John Mayall electric piano, guitar harp, vocals
Peter Ward drums
Ray Cummings electric guitar (Framus), piano
Roger Woodburn acoustic (Gut String) guitar
Ricky Blears double bass
John Hamer drums
In 1956 John Mayall OBE (b. Wednesday, November 29, 1933, Macclesfield, Cheshire, UK) formed Art School band The Powerhouse Four with college fellow Peter Ward on drums, plus other local musicians, who sometimes included Ray Cummings on electric guitar (Framus), piano, Roger Woodburn on acoustic (Gut String) guitar (b. Roger Woodburn) and Ricky Blears double bass (b. Richard Blears). Sometimes the group had John Hamer on drums.

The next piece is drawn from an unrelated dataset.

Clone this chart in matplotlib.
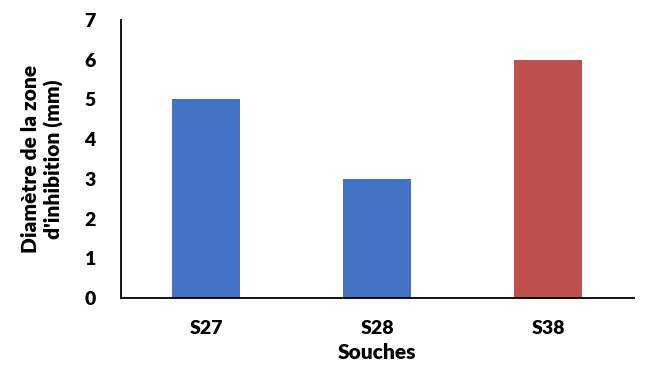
import matplotlib.pyplot as plt

plt.rcParams['font.family'] = ['Lato', 'DejaVu Sans']
plt.rcParams['font.weight'] = 'heavy'

souches = ['S27', 'S28', 'S38']
diametres = [5, 3, 6]
couleurs = ['#4472C4', '#4472C4', '#C0504D']

fig = plt.figure(figsize=(6.46, 3.71), dpi=100)
ax = fig.add_axes([0.187, 0.197, 0.794, 0.749])

ax.bar(range(len(souches)), diametres, width=0.4, color=couleurs)

ax.set_xlim(-0.5, len(souches) - 0.5)
ax.set_ylim(0, 7)
ax.set_yticks(range(0, 8))
ax.set_xticks(range(len(souches)))
ax.set_xticklabels(souches)
ax.tick_params(axis='both', length=0, labelsize=14)
ax.tick_params(axis='x', pad=16)
ax.tick_params(axis='y', pad=18)

for s in ['top', 'right']:
    ax.spines[s].set_visible(False)
for s in ['left', 'bottom']:
    ax.spines[s].set_linewidth(1.3)

ax.set_xlabel('Souches', fontsize=15, fontweight='heavy', labelpad=4)
ax.set_ylabel("Diamètre de la zone\nd'inhibition (mm)", fontsize=15,
              fontweight='heavy', labelpad=15)

fig.savefig('out.png', dpi=100)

Mayall learnt piano and guitar in his teens, but never thought of a musical career. When he was 13 in 1956 he went to Junior Art School in Manchester, doing a two year course, where they taught him a minimum of English, Maths, Geography and history, with the rest being art. When he left the school, he went to work in a department store doing window display work. He worked his way up into the drawing office.
Mayall stayed their for two years, before he was conscripted into the army, to do his National Service. After two years in the army, including some time spent in Korea he decided to resume his studies and went to The Regional College of Art in Manchester, which he stayed for the required four years, 1955 to 1959. It was while she was here, that Mayall led The Powerhouse Four. He then got a job in an art studio attached to an advertising agency.
The band played all the local dances. Mayall would later join The Blues Syndicate in 1962 and then Alexis Korner (b. Alexis Andrew Nicholas Koerner, Thursday, April 19, 1928, Paris, France. d. Sunday, January 1, 1984, Westminster, South West London, UK), persuaded Mayall to opt for a full-time musical career and to move to London, where Korner introduced him to many other musicians and where 29 year-old Mayall formed John Mayall's Bluesbreakers in January 1963, Korner helped him to find gigs and musicians. Peter Ward was also later to join John Mayall's Bluesbreakers in July 1963.